Today’s Adventures in Non-Euclidean Geometry:

Your pantry is a small room, approximately 8 feet by 4 feet in size, with shelves on three of the walls. It is crammed full of stuff and you are beginning to have trouble using it. You are also annoyed because you have a cereal bug infestation that you have not been able to stop. Because spring fever is setting in a few months early, you have decided to spend your Monday, with the help of two others, cleaning out the entire pantry from top to bottom and then only put back the things you like. You remove every single object from the pantry — boxes, cans, books, glassware — and you fill up your entire kitchen with what used to be in your pantry. Then, after the pantry gets scrubbed down and mopped and disinfected, you return things to the pantry. At the same time, you fill three black garbage bags full of items you are discarding.

§

When you finish, your first thought is:

  1. “Wow! This is so wonderful!”
  2. “Take THAT, cereal bugs!”
  3. “Why is it I have a ton less stuff and it still doesn’t all fit back in?”

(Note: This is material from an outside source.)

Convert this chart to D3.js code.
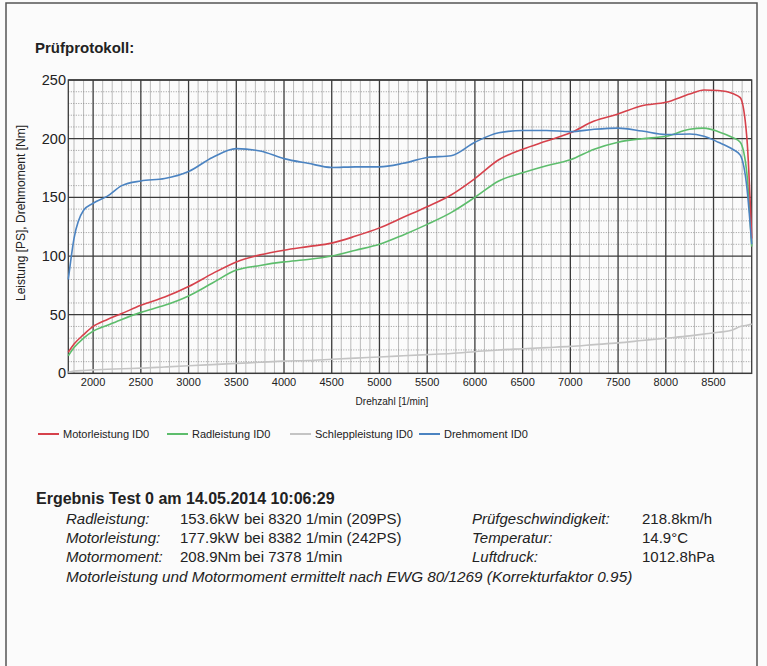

Answer: 3. I still can’t figure it out. If you have a lot of stuff, and you remove a ton of it, you should have LESS, right? Apparently it doesn’t work that way. Weird.

§

You have removed the six shelves’ worth of cookbooks so that you can rearrange them or get rid of them, as the case may be. It used to be that collecting cookbooks was your husband’s thing. Since you’ve begun cooking and more especially since you’ve begun baking, however, you’ve taken over the cookbook buying habit. How many books have you bought in the past year?

  1. 10
  2. 20
  3. 50

Answer: 2. I’m pretty sure I’ve managed to keep it to about 20. Lots of cupcake books (Why? Have I been making many cupcakes? If so, when?), lots of baking books, a couple of casserole books.

§

What’s the oldest expiration date you find in the pantry?

  1. 2005
  2. 2002
  3. 1993

Answer: 3. Which means it’s from the year Darin and I got married. Which means it survived a move to Los Angeles… and a move back. It did not survive today’s purge, however. And strangely enough? I can’t remember what this item was. Probably for the best.

§

You are confused by the presence of which item(s) in your pantry?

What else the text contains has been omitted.